A 'Doctor Who' movie is in development.

'Harry Potter' director David Yates plans to spend "two to three years" working with the BBC to turn the popular sci-fi TV series into a cinematic spectacular as he thinks the show - which currently stars Matt Smith as the titular Time Lord - needs a lot of work to make the transition to the big screen.

David - who is working with Jane Tranter, BBC Worldwide's executive vice president of programming and production - told Variety: "We're looking at writers now. We're going to spend two to three years to get it right. It needs quite a radical transformation to take it into the bigger arena."

David does not intend for the movie to be a direct follow on from the current TV series and plans to "start from scratch" away from the work done by writers Russell T. Davies and Steven Moffat since the franchise was rebooted in 2005.

He added: "The notion of the time-travelling Time Lord is such a strong one, because you can express story and drama in any dimension or time.
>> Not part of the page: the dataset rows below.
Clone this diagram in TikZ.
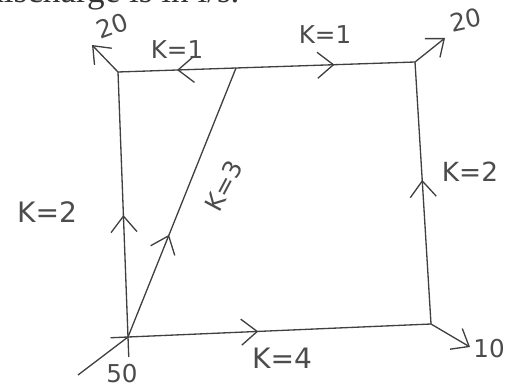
\documentclass[tikz,border=0pt]{standalone}
\usepackage{fontspec}
\setmainfont{Liberation Serif}
\newfontfamily\handfont{DejaVu Sans}
\usetikzlibrary{arrows.meta,decorations.markings}

\begin{document}
\begin{tikzpicture}[x=0.2mm,y=-0.2mm,
  pipe/.style={draw=black!75,line width=0.75pt},
  flowmark/.style={postaction={decorate},decoration={markings,
    mark=at position #1 with {\arrow{Straight Barb[length=3.2mm,width=5.2mm]}}}},
  outflow/.style={pipe,-{Straight Barb[length=3mm,width=4.8mm]}},
  klabel/.style={text=black!70,inner sep=0pt,font=\handfont\fontsize{14}{16}\selectfont}]

\useasboundingbox (0,0) rectangle (505,389);
\clip (0,0) rectangle (505,389);

% cut-off line of the page above
\node[anchor=base west,inner sep=0pt,text=black!80,font=\fontsize{20}{22}\selectfont]
  (pagetext) at (-14,3) {discharge is in l/s.};

% junctions
\coordinate (A) at (118,72);
\coordinate (E) at (236,68);
\coordinate (B) at (415,62);
\coordinate (D) at (431,324);
\coordinate (C) at (128,337);

% free ends of inflow and outflows
\coordinate (qin) at (78,375);
\coordinate (qA) at (92,45);
\coordinate (qB) at (445,38);
\coordinate (qD) at (470,347);

% pipes with flow directions
\draw[pipe,flowmark=0.5] (E) -- (A);
\draw[pipe,flowmark=0.55] (E) -- (B);
\draw[pipe,flowmark=0.46,shorten <=-4mm] (C) -- (A);
\draw[pipe,flowmark=0.38] (C) -- (E);
\draw[pipe,flowmark=0.55] (D) -- (B);
\draw[pipe,flowmark=0.43,shorten <=-3.5mm] (C) -- (D);

% inflow and outflows
\draw[pipe] (qin) -- (C);
\draw[outflow] (A) -- (qA);
\draw[outflow] (B) -- (qB);
\draw[outflow] (D) -- (qD);

% discharges
\node[klabel,rotate=20] (lA) at (112,26) {20};
\node[klabel,rotate=12] (lB) at (466,20) {20};
\node[klabel] (lD) at (489,349) {10};
\node[klabel] (lC) at (122,374) {50};

% pipe constants
\node[klabel] (kAE) at (177,50) {K=1};
\node[klabel] (kEB) at (325,35) {K=1};
\node[klabel,font=\handfont\fontsize{16}{18}\selectfont] (kCA) at (47,212) {K=2};
\node[klabel,font=\handfont\fontsize{15}{18}\selectfont] (kDB) at (470,172) {K=2};
\node[klabel,rotate=62] (kCE) at (224,186) {K=3};
\node[klabel,font=\handfont\fontsize{16}{18}\selectfont] (kCD) at (282,358) {K=4};

\end{tikzpicture}
\end{document}
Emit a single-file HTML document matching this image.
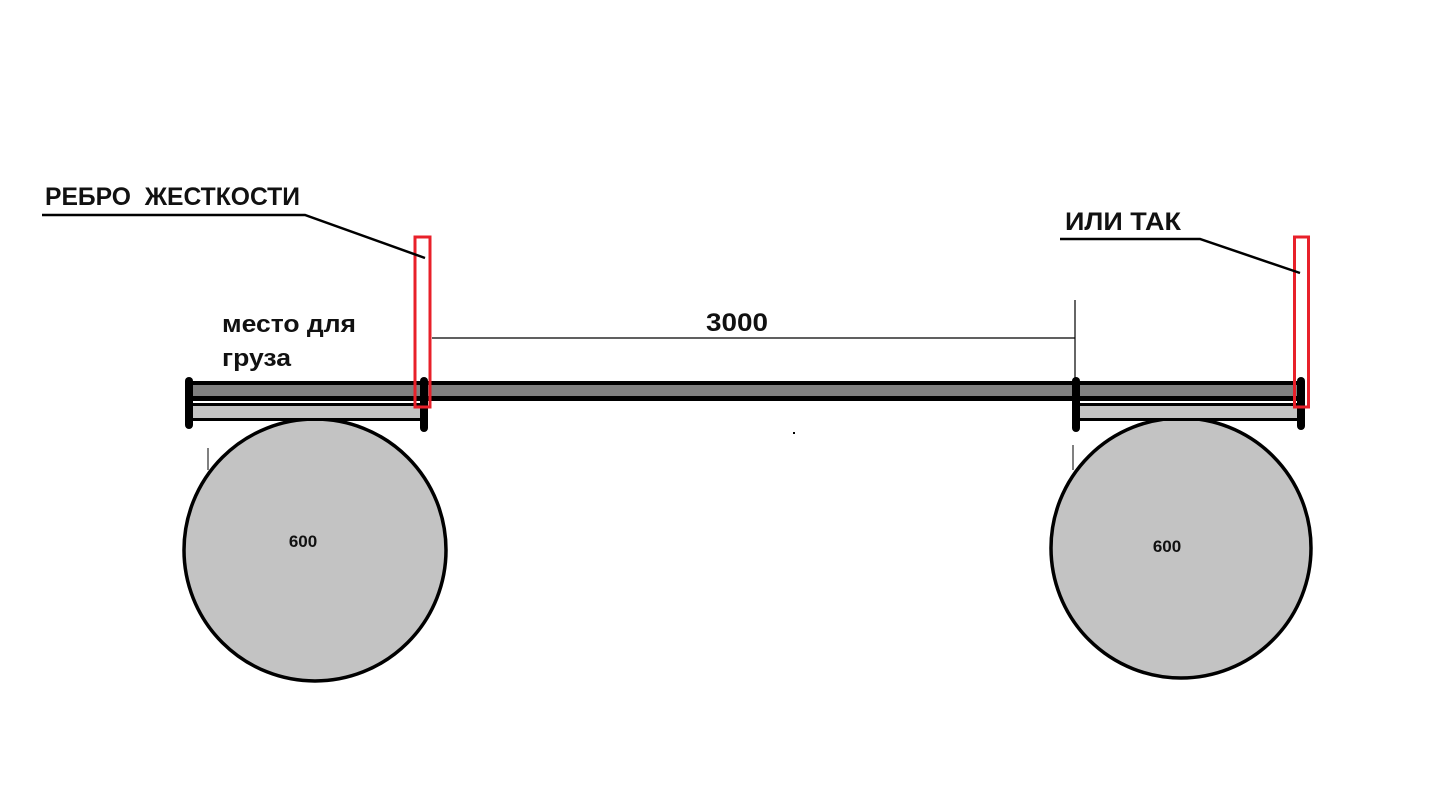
<!DOCTYPE html>
<html><head><meta charset="utf-8"><style>
html,body{margin:0;padding:0;background:#fff;}
svg{display:block}
text{font-family:"Liberation Sans","Noto Sans CJK SC",sans-serif;font-weight:bold;fill:#111;white-space:pre}
</style></head><body>
<svg width="1437" height="803" viewBox="0 0 1437 803" xmlns="http://www.w3.org/2000/svg">
<circle cx="315" cy="550" r="131" fill="#c3c3c3" stroke="#000" stroke-width="3.5"/>
<circle cx="1181" cy="548" r="130" fill="#c3c3c3" stroke="#000" stroke-width="3.5"/>
<rect x="190" y="403" width="235" height="18" fill="#000"/>
<rect x="190" y="406" width="235" height="12" fill="#c3c3c3"/>
<rect x="1077" y="403" width="224" height="18" fill="#000"/>
<rect x="1077" y="406" width="224" height="12" fill="#c3c3c3"/>
<rect x="188" y="381" width="1113" height="20" fill="#000"/>
<rect x="188" y="385" width="1113" height="11" fill="#808080"/>
<rect x="185" y="377" width="8" height="52" rx="4" fill="#000"/>
<rect x="420" y="377" width="8" height="55" rx="4" fill="#000"/>
<rect x="1072" y="377" width="8" height="55" rx="4" fill="#000"/>
<rect x="1297" y="377" width="8" height="53" rx="4" fill="#000"/>
<line x1="208" y1="448" x2="208" y2="470" stroke="#000" stroke-width="1"/>
<line x1="1073" y1="445" x2="1073" y2="470" stroke="#000" stroke-width="1"/>
<rect x="793" y="432" width="2" height="2" fill="#000"/>
<line x1="432" y1="338" x2="1075" y2="338" stroke="#000" stroke-width="1.2"/>
<line x1="1075" y1="300" x2="1075" y2="382" stroke="#000" stroke-width="1.2"/>
<text x="706" y="331" font-size="25" textLength="62" lengthAdjust="spacingAndGlyphs">3000</text>
<rect x="415" y="237" width="15" height="170" fill="none" stroke="#e8202a" stroke-width="3"/>
<rect x="1294.5" y="237" width="14" height="170" fill="none" stroke="#e8202a" stroke-width="3"/>
<polyline points="42,215 305,215 425,258" fill="none" stroke="#000" stroke-width="2.5"/>
<polyline points="1060,239 1200,239 1300,273" fill="none" stroke="#000" stroke-width="2.5"/>
<text x="45" y="205" font-size="25" textLength="255" lengthAdjust="spacingAndGlyphs">РЕБРО  ЖЕСТКОСТИ</text>
<text x="1065" y="230" font-size="25" textLength="116" lengthAdjust="spacingAndGlyphs">ИЛИ ТАК</text>
<text x="222" y="332" font-size="24" textLength="134" lengthAdjust="spacingAndGlyphs">место для</text>
<text x="222" y="366" font-size="24" textLength="69" lengthAdjust="spacingAndGlyphs">груза</text>
<text x="303" y="547" font-size="17" text-anchor="middle">600</text>
<text x="1167" y="552" font-size="17" text-anchor="middle">600</text>
</svg>
</body></html>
"Russell T. Davies and then Steven Moffat have done their own transformations, which were fantastic, but we have to put that aside and start from scratch.

"We want a British sensibility, but having said that, Steve Kloves wrote the 'Potter' films and captured that British sensibility perfectly, so we are looking at American writers too."

Peter Cushing has previously played the Doctor in two movies, 'Doctor Who and the Daleks' and 'Doctor Who: Daleks' Invasion Earth 2150 A.D' - which were released in 1965 and 1966 respectively - while Matt is the eleventh actor to portray the character on TV.